Where did 18 come from? Most of the time I see people wanting to start with a 16, that +3 bonus is typically the highest you can start with unless you roll and get high enough to boost to an 18. Personally, I'm fine with starting with a +2, but a lot of people really do want to start with a +3.
 


Arilyn

Hero
Most of the changes seem pretty good. I like having background feats over the mechanically and narratively weak old background features. Inspiration is more solidly explained and implemented.

I don't like how mixed races are handled. Having all the mechanics from one and just cosmetic bits from the other is uninteresting.

And "One D&D?" I really dislike this name. I dislike it a lot!

Overall, I think it's heading in a good direction, but I feel that I'm going to continue prefer Level Up.
 

Ixal

Hero
Where did 18 come from? Most of the time I see people wanting to start with a 16, that +3 bonus is typically the highest you can start with unless you roll and get high enough to boost to an 18. Personally, I'm fine with starting with a +2, but a lot of people really do want to start with a +3.
Highest attribute from the standard array +2.
When you are satisfied with a 16 then there is no reason to have floating ASI as you can put the 16 anywhere you want and there are no penalties anymore.
In all ASI discussions the pro-floating people in the end always said that "they want to play a race/class combination" and not suck, and sucking for them was not having the 18 you can only get with the correct +2 ASI.
 


Cadence

Legend
Supporter
The kinds of stories D&D emulates are more "blacksmith finds out he's a demigod" or "orphan boy pulls out the Sword in the Stone" than either of those.

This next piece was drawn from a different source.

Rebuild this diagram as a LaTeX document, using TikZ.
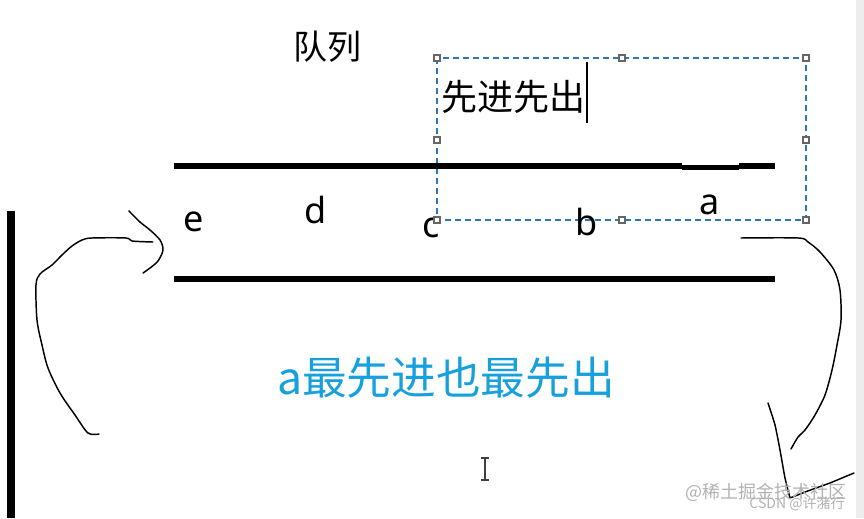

I'm not used to seeing D&D games that do either of those. It feels more like the blacksmith gradually advances from being a schlub to being really tough by going on lots of Adventures (like Conan?) with no revelation of divine parenthood. The orphan gradually advances from being a schlub to being really tough with a bunch of progressively better magic items along the way and no big moment of becoming a future king because of one.

(The sword in the stone didn't particularly do much for Arthur's fighting prowess, did it?)